─── Data excerpt ───

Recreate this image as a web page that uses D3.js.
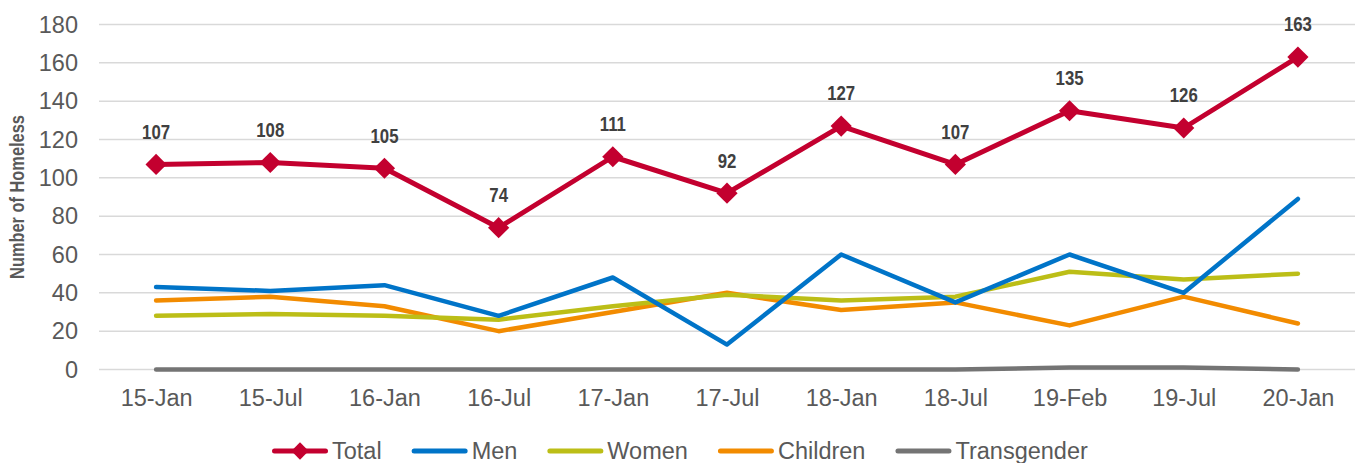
<!DOCTYPE html>
<html>
<head>
<meta charset="utf-8">
<script src="https://cdn.jsdelivr.net/npm/d3@7"></script>
<style>
  body { margin: 0; background: #fff; }
  svg { display: block; font-family: "Liberation Sans", Arial, sans-serif; }
</style>
</head>
<body>
<script>
// chart size
let width = 1358;
let height = 463;

// categories and series
let periods = ["15-Jan", "15-Jul", "16-Jan", "16-Jul", "17-Jan", "17-Jul", "18-Jan", "18-Jul", "19-Feb", "19-Jul", "20-Jan"];
let total = [107, 108, 105, 74, 111, 92, 127, 107, 135, 126, 163];
let men = [43, 41, 44, 28, 48, 13, 60, 35, 60, 40, 89];
let women = [28, 29, 28, 26, 33, 39, 36, 38, 51, 47, 50];
let children = [36, 38, 33, 20, 30, 40, 31, 35, 23, 38, 24];
let transgender = [0, 0, 0, 0, 0, 0, 0, 0, 1, 1, 0];
let yTicks = [0, 20, 40, 60, 80, 100, 120, 140, 160, 180];

let series = [
  { name: "Total", values: total, color: "#C3002F", marker: true },
  { name: "Men", values: men, color: "#0074C8" },
  { name: "Women", values: women, color: "#BCBE17" },
  { name: "Children", values: children, color: "#F28B00" },
  { name: "Transgender", values: transgender, color: "#747474" }
];

let margin = { left: 99, right: 3, top: 24.5, bottom: 93.5 };
let tickFont = 23.5;

let x = d3.scalePoint()
  .domain(periods)
  .range([margin.left, width - margin.right])
  .padding(0.5);

let y = d3.scaleLinear()
  .domain([0, 180])
  .range([height - margin.bottom, margin.top]);

let svg = d3.select("body").append("svg")
  .attr("width", width)
  .attr("height", height);

// gridlines
svg.append("g")
  .selectAll("line")
  .data(yTicks)
  .join("line")
  .attr("x1", margin.left)
  .attr("x2", width - margin.right)
  .attr("y1", d => y(d))
  .attr("y2", d => y(d))
  .attr("stroke", "#D9D9D9")
  .attr("stroke-width", 1.5);

// y axis labels
let yAxis = svg.append("g")
  .attr("transform", `translate(${margin.left - 21},0)`)
  .call(d3.axisLeft(y).tickValues(yTicks).tickSize(0).tickPadding(0));
yAxis.select(".domain").remove();
yAxis.selectAll("text")
  .attr("font-size", tickFont)
  .attr("font-family", "Liberation Sans, Arial, sans-serif")
  .attr("fill", "#595959");

// x axis labels
let xAxis = svg.append("g")
  .attr("transform", `translate(0,${height - margin.bottom + 20})`)
  .call(d3.axisBottom(x).tickSize(0).tickPadding(0));
xAxis.select(".domain").remove();
xAxis.selectAll("text")
  .attr("font-size", tickFont)
  .attr("font-family", "Liberation Sans, Arial, sans-serif")
  .attr("fill", "#595959");

// y axis title (narrow bold look)
svg.append("text")
  .attr("transform", `translate(24,${y(90)}) rotate(-90) scale(0.82,1)`)
  .attr("text-anchor", "middle")
  .attr("font-weight", "bold")
  .attr("font-size", 20)
  .attr("fill", "#595959")
  .text("Number of Homeless");

// lines, drawn back to front
let line = d3.line()
  .x((d, i) => x(periods[i]))
  .y(d => y(d));

let drawOrder = [series[4], series[3], series[2], series[1], series[0]];
svg.append("g")
  .selectAll("path")
  .data(drawOrder)
  .join("path")
  .attr("d", d => line(d.values))
  .attr("fill", "none")
  .attr("stroke", d => d.color)
  .attr("stroke-width", d => d.marker ? 5 : 4.5)
  .attr("stroke-linecap", "round")
  .attr("stroke-linejoin", "round");

// diamond markers on total
let diamond = d3.symbol().type(d3.symbolSquare).size(225);
svg.append("g")
  .selectAll("path")
  .data(total)
  .join("path")
  .attr("d", diamond)
  .attr("transform", (d, i) => `translate(${x(periods[i])},${y(d)}) rotate(45)`)
  .attr("fill", series[0].color);

// value labels on total
svg.append("g")
  .selectAll("text")
  .data(total)
  .join("text")
  .attr("transform", (d, i) => `translate(${x(periods[i])},${y(d) - 33}) scale(0.82,1)`)
  .attr("dy", "0.36em")
  .attr("text-anchor", "middle")
  .attr("font-weight", "bold")
  .attr("font-size", 20.5)
  .attr("fill", "#404040")
  .text(d => d);

// legend
let legend = svg.append("g");
let lx = 272;
let ly = 451;
series.forEach(s => {
  legend.append("line")
    .attr("x1", lx + 2.5)
    .attr("x2", lx + 53.5)
    .attr("y1", ly)
    .attr("y2", ly)
    .attr("stroke", s.color)
    .attr("stroke-width", 5)
    .attr("stroke-linecap", "round");
  if (s.marker) {
    legend.append("path")
      .attr("d", d3.symbol().type(d3.symbolSquare).size(150))
      .attr("transform", `translate(${lx + 28},${ly}) rotate(45)`)
      .attr("fill", s.color);
  }
  let t = legend.append("text")
    .attr("x", lx + 60)
    .attr("y", ly)
    .attr("dy", "0.36em")
    .attr("font-size", tickFont)
    .attr("fill", "#595959")
    .text(s.name);
  lx += 60 + t.node().getComputedTextLength() + 30;
});
</script>
</body>
</html>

───

Problem description:
Leave out the pictures. Transcribe only the lines above, from the first through the one that contains "let height = 463;".

Answer for this exercise:
Recreate this image as a web page that uses D3.js.
<!DOCTYPE html>
<html>
<head>
<meta charset="utf-8">
<script src="https://cdn.jsdelivr.net/npm/d3@7"></script>
<style>
  body { margin: 0; background: #fff; }
  svg { display: block; font-family: "Liberation Sans", Arial, sans-serif; }
</style>
</head>
<body>
<script>
// chart size
let width = 1358;
let height = 463;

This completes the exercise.